Written task
Pictures in the data below are not part of the copy; transcribe everything else exactly.

---- Data block

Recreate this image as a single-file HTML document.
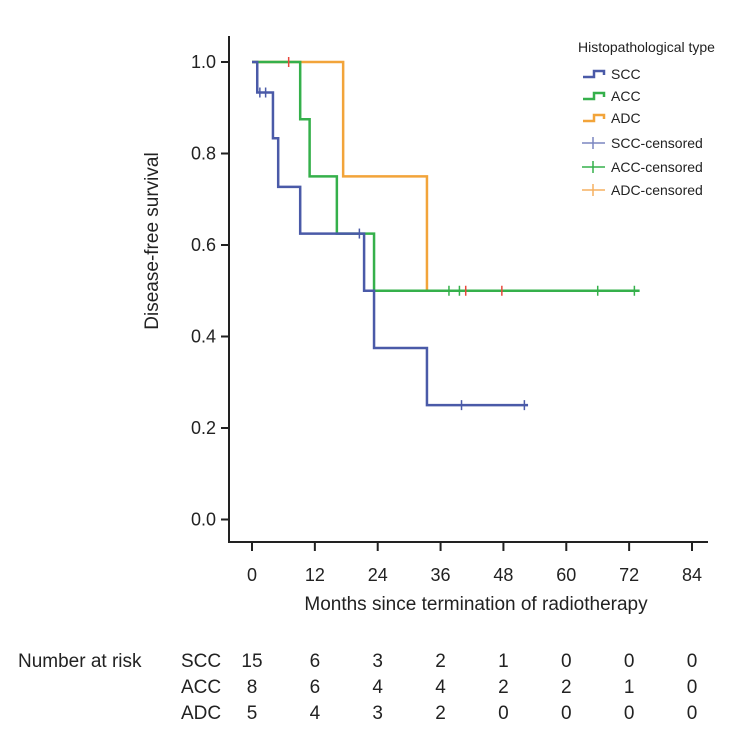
<!DOCTYPE html>
<html><head><meta charset="utf-8"><style>
body{margin:0;background:#fff;width:741px;height:738px;overflow:hidden}
svg{font-family:"Liberation Sans",sans-serif;fill:#222}
</style></head><body>
<svg id="c" width="741" height="738">
<g id="axes"></g>
<g id="curves"></g>
<g id="legend"></g>
<g id="risk"></g>
</svg>
<script>
const xTicks=[0,12,24,36,48,60,72,84];
const yTicks=[0,0.2,0.4,0.6,0.8,1.0];
const sccTimes=[0,1,4,5,9.2,21.4,23.3,33.4,52.7];
const sccSurv=[1,0.9333,0.8333,0.727,0.625,0.5,0.375,0.25,0.25];
const accTimes=[0,9.2,11,16.2,23.3,74];
const accSurv=[1,0.875,0.75,0.625,0.5,0.5];
const adcTimes=[0,17.4,33.4,48];
const adcSurv=[1,0.75,0.5,0.5];
const sccCensT=[1.5,2.6,20.5,40,52];
const sccCensS=[0.9333,0.9333,0.625,0.25,0.25];
const accCensT=[37.6,39.6,66,73];
const accCensS=[0.5,0.5,0.5,0.5];
const adcCensT=[7,40.8,47.7];
const adcCensS=[1,0.5,0.5];
const riskGroups=["SCC","ACC","ADC"];
const riskSCC=[15,6,3,2,1,0,0,0];
const riskACC=[8,6,4,4,2,2,1,0];
const riskADC=[5,4,3,2,0,0,0,0];
const NS="http://www.w3.org/2000/svg";
const X=m=>252+m*(440/84);
const Y=s=>519.5-s*457.5;
function mk(p,t,a){const e=document.createElementNS(NS,t);for(const k in a)e.setAttribute(k,a[k]);p.appendChild(e);return e;}
const ax=document.getElementById('axes');
let e=mk(ax,'path',{d:'M229,36V542H708',stroke:'#222','stroke-width':2,fill:'none'});


xTicks.forEach(t=>{
 let l=mk(ax,'line',{x1:X(t),x2:X(t),y1:542,y2:551,stroke:'#222','stroke-width':2});
 
 
 let tx=mk(ax,'text',{x:X(t),y:581,'text-anchor':'middle','font-size':18});tx.textContent=t;
 
 
});
yTicks.forEach(t=>{
 let l=mk(ax,'line',{x1:221,x2:229,y1:Y(t),y2:Y(t),stroke:'#222','stroke-width':2});
 
 
 let tx=mk(ax,'text',{x:216,y:Y(t)+6,'text-anchor':'end','font-size':18});tx.textContent=t.toFixed(1);
 
 
});
e=mk(ax,'text',{x:476,y:610,'text-anchor':'middle','font-size':19});e.textContent='Months since termination of radiotherapy';


e=mk(ax,'text',{x:0,y:0,'text-anchor':'middle','font-size':19,transform:'translate(158,241) rotate(-90)'});e.textContent='Disease-free survival';


const cv=document.getElementById('curves');
function step(ts,ss,col,name){
 let d='M'+X(ts[0])+','+Y(ss[0]);
 for(let i=1;i<ts.length;i++){d+='H'+X(ts[i])+'V'+Y(ss[i]);}
 let p=mk(cv,'path',{d:d,stroke:col,'stroke-width':2.5,fill:'none'});
 
 
}
function cens(ts,ss,col,name){
 ts.forEach((t,i)=>{let p=mk(cv,'path',{d:`M${X(t)},${Y(ss[i])-5}v10`,stroke:col,'stroke-width':1.5});
 
 });
}
step(adcTimes,adcSurv,'#f2a43a','adc-curve');
step(accTimes,accSurv,'#35b04b','acc-curve');
step(sccTimes,sccSurv,'#4a5aa8','scc-curve');
cens(sccCensT,sccCensS,'#4a5aa8','scc-censor-mark');
cens(accCensT,accCensS,'#35b04b','acc-censor-mark');
cens(adcCensT,adcCensS,'#e8473c','adc-censor-mark');
const lg=document.getElementById('legend');
e=mk(lg,'text',{x:578,y:52,'font-size':14});e.textContent='Histopathological type';


const lItems=[['SCC','#4a5aa8',0],['ACC','#35b04b',0],['ADC','#f2a43a',0],['SCC-censored','#7b86c0',1],['ACC-censored','#35b04b',1],['ADC-censored','#f5b060',1]];
const lY=[74,96,118,143,167,190];
lItems.forEach((it,i)=>{
 const y=lY[i];
 let p;
 if(!it[2]) p=mk(lg,'path',{d:`M583,${y+3}H594V${y-3}H604V${y+1}`,stroke:it[1],'stroke-width':2.5,fill:'none'});
 else p=mk(lg,'path',{d:`M582,${y}H605M593,${y-6}V${y+6}`,stroke:it[1],'stroke-width':1.5});
 
 
 let t=mk(lg,'text',{x:611,y:y+5,'font-size':14});t.textContent=it[0];
 
 
});
const rk=document.getElementById('risk');
e=mk(rk,'text',{x:18,y:667,'font-size':19});e.textContent='Number at risk';


[riskSCC,riskACC,riskADC].forEach((row,r)=>{
 const y=667+r*26;
 let g=mk(rk,'text',{x:181,y:y,'font-size':19});g.textContent=riskGroups[r];
 
 
 row.forEach((v,i)=>{let t=mk(rk,'text',{x:X(xTicks[i]),y:y,'text-anchor':'middle','font-size':19});t.textContent=v;
 
 });
});
</script>
</body></html>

--------

Result of this task
Recreate this image as a single-file HTML document.
<!DOCTYPE html>
<html><head><meta charset="utf-8"><style>
body{margin:0;background:#fff;width:741px;height:738px;overflow:hidden}
svg{font-family:"Liberation Sans",sans-serif;fill:#222}
</style></head><body>
<svg id="c" width="741" height="738">
<g id="axes"></g>
<g id="curves"></g>
<g id="legend"></g>
<g id="risk"></g>
</svg>
<script>
const xTicks=[0,12,24,36,48,60,72,84];
const yTicks=[0,0.2,0.4,0.6,0.8,1.0];
const sccTimes=[0,1,4,5,9.2,21.4,23.3,33.4,52.7];
const sccSurv=[1,0.9333,0.8333,0.727,0.625,0.5,0.375,0.25,0.25];
const accTimes=[0,9.2,11,16.2,23.3,74];
const accSurv=[1,0.875,0.75,0.625,0.5,0.5];
const adcTimes=[0,17.4,33.4,48];
const adcSurv=[1,0.75,0.5,0.5];
const sccCensT=[1.5,2.6,20.5,40,52];
const sccCensS=[0.9333,0.9333,0.625,0.25,0.25];
const accCensT=[37.6,39.6,66,73];
const accCensS=[0.5,0.5,0.5,0.5];
const adcCensT=[7,40.8,47.7];
const adcCensS=[1,0.5,0.5];
const riskGroups=["SCC","ACC","ADC"];
const riskSCC=[15,6,3,2,1,0,0,0];
const riskACC=[8,6,4,4,2,2,1,0];
const riskADC=[5,4,3,2,0,0,0,0];
const NS="http://www.w3.org/2000/svg";
const X=m=>252+m*(440/84);
const Y=s=>519.5-s*457.5;
function mk(p,t,a){const e=document.createElementNS(NS,t);for(const k in a)e.setAttribute(k,a[k]);p.appendChild(e);return e;}
const ax=document.getElementById('axes');
let e=mk(ax,'path',{d:'M229,36V542H708',stroke:'#222','stroke-width':2,fill:'none'});


xTicks.forEach(t=>{
 let l=mk(ax,'line',{x1:X(t),x2:X(t),y1:542,y2:551,stroke:'#222','stroke-width':2});
 
 
 let tx=mk(ax,'text',{x:X(t),y:581,'text-anchor':'middle','font-size':18});tx.textContent=t;
 
 
});
yTicks.forEach(t=>{
 let l=mk(ax,'line',{x1:221,x2:229,y1:Y(t),y2:Y(t),stroke:'#222','stroke-width':2});
 
 
 let tx=mk(ax,'text',{x:216,y:Y(t)+6,'text-anchor':'end','font-size':18});tx.textContent=t.toFixed(1);
 
 
});
e=mk(ax,'text',{x:476,y:610,'text-anchor':'middle','font-size':19});e.textContent='Months since termination of radiotherapy';


e=mk(ax,'text',{x:0,y:0,'text-anchor':'middle','font-size':19,transform:'translate(158,241) rotate(-90)'});e.textContent='Disease-free survival';


const cv=document.getElementById('curves');
function step(ts,ss,col,name){
 let d='M'+X(ts[0])+','+Y(ss[0]);
 for(let i=1;i<ts.length;i++){d+='H'+X(ts[i])+'V'+Y(ss[i]);}
 let p=mk(cv,'path',{d:d,stroke:col,'stroke-width':2.5,fill:'none'});
 
 
}
function cens(ts,ss,col,name){
 ts.forEach((t,i)=>{let p=mk(cv,'path',{d:`M${X(t)},${Y(ss[i])-5}v10`,stroke:col,'stroke-width':1.5});
 
 });
}
step(adcTimes,adcSurv,'#f2a43a','adc-curve');
step(accTimes,accSurv,'#35b04b','acc-curve');
step(sccTimes,sccSurv,'#4a5aa8','scc-curve');
cens(sccCensT,sccCensS,'#4a5aa8','scc-censor-mark');
cens(accCensT,accCensS,'#35b04b','acc-censor-mark');
cens(adcCensT,adcCensS,'#e8473c','adc-censor-mark');
const lg=document.getElementById('legend');
e=mk(lg,'text',{x:578,y:52,'font-size':14});e.textContent='Histopathological type';


const lItems=[['SCC','#4a5aa8',0],['ACC','#35b04b',0],['ADC','#f2a43a',0],['SCC-censored','#7b86c0',1],['ACC-censored','#35b04b',1],['ADC-censored','#f5b060',1]];
const lY=[74,96,118,143,167,190];
lItems.forEach((it,i)=>{
 const y=lY[i];
 let p;
 if(!it[2]) p=mk(lg,'path',{d:`M583,${y+3}H594V${y-3}H604V${y+1}`,stroke:it[1],'stroke-width':2.5,fill:'none'});
 else p=mk(lg,'path',{d:`M582,${y}H605M593,${y-6}V${y+6}`,stroke:it[1],'stroke-width':1.5});
 
 
 let t=mk(lg,'text',{x:611,y:y+5,'font-size':14});t.textContent=it[0];
 
 
});
const rk=document.getElementById('risk');
e=mk(rk,'text',{x:18,y:667,'font-size':19});e.textContent='Number at risk';


[riskSCC,riskACC,riskADC].forEach((row,r)=>{
 const y=667+r*26;
 let g=mk(rk,'text',{x:181,y:y,'font-size':19});g.textContent=riskGroups[r];
 
 
 row.forEach((v,i)=>{let t=mk(rk,'text',{x:X(xTicks[i]),y:y,'text-anchor':'middle','font-size':19});t.textContent=v;
 
 });
});
</script>
</body></html>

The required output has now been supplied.